- The Washington Times - Tuesday, July 26, 2005

The Bush administration came under fire for withdrawing from a hearing yesterday during which two Cabinet secretaries had been scheduled to testify on immigration and guest-worker proposals.

President Bush has said he supports a guest-worker program and has demanded that Congress send him a bill, but canceled appearances by Homeland Security Secretary Michael Chertoff and Labor Secretary Elaine L. Chao before the Senate Judiciary Committee, which was examining the two competing guest-worker bills.

The hearing went on without them, but not without three pointed mentions of the administration’s absence by committee Chairman Arlen Specter.

“We decided to go ahead with the hearing. We’re going to do our work. And when the administration wants to chime in, we’ll be ready to listen,” the Pennsylvania Republican said. He said the administration canceled late Friday.

Spokesmen for Mr. Chertoff did not return calls, and a spokeswoman for the Labor Department would not say why Mrs. Chao canceled, but indicated that the administration will weigh in at some point.

“Administration officials are going to be testifying at a later date,” the spokeswoman said.

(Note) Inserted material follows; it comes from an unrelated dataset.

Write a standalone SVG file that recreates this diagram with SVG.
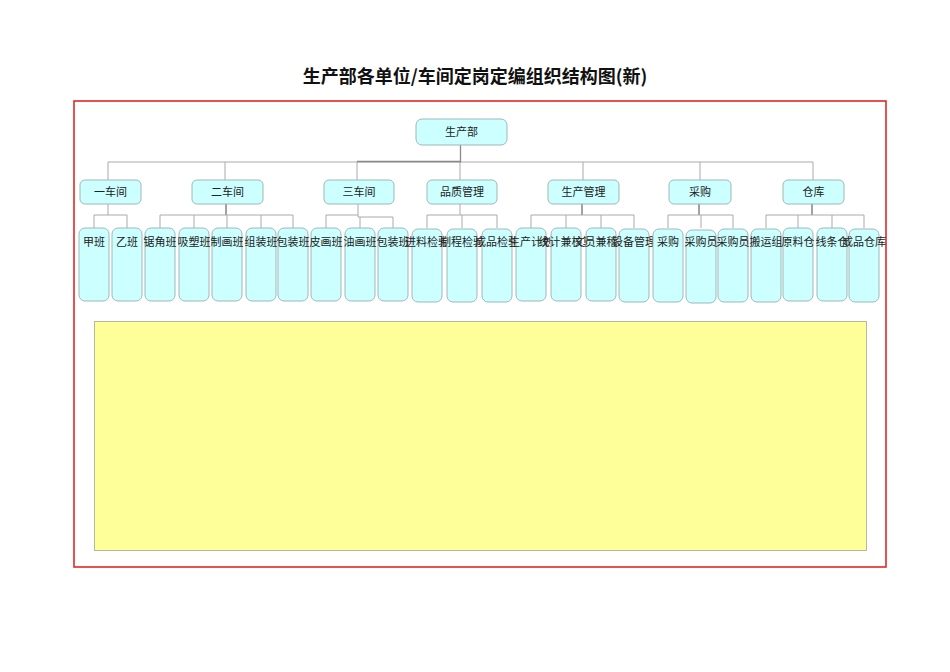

Six weeks ago, House and Senate Republicans said they expected Mr. Bush to clarify his immigration stance and embrace stronger enforcement. But no such clarification has been forthcoming. Some Republican aides said the administration’s cancellation shows that Mr. Bush has not made a decision about how to proceed on the issue.

A liberal advocacy group has released a report that says it would cost at least $40 billion a year for the next five years to run a program to deport illegal aliens. That exceeds the yearly appropriation for the entire Department of Homeland Security.

The Center for American Progress calculated the costs of apprehension, legal proceedings and transportation for removing 10 million illegal aliens plus nearly 500,000 more per year who sneak across the border at $206 billion during the five-year period.

“The costs of a massive deportation policy would not only be substantial, but in many ways, financially reckless,” wrote Rajeev Goyle and David A. Jaeger Jr., the report’s authors.

Sen. Edward M. Kennedy, Massachusetts Democrat, who has introduced an immigration proposal with Sen. John McCain, Arizona Republican, told the Judiciary Committee that the study shows why those in the country illegally cannot be forced to go home.

“We’ve tried more enforcement, and it didn’t work. We don’t have the resources to deport those who are here,” he said.

The McCain-Kennedy bill would put those in the country illegally on a multistep, 11-year path to citizenship and would create an immigration program for 400,000 foreign workers a year who also would be on a path to citizenship.

The other chief proposal — from Sen. John Cornyn, Texas Republican, and Sen. Jon Kyl, Arizona Republican — would ask illegal aliens to leave within five years, when stricter enforcement and secure Social Security cards for Americans and legal residents would make it more difficult for illegals to hold jobs.

The bill also would create a guest-worker program that eventually would require those workers to return to their home countries.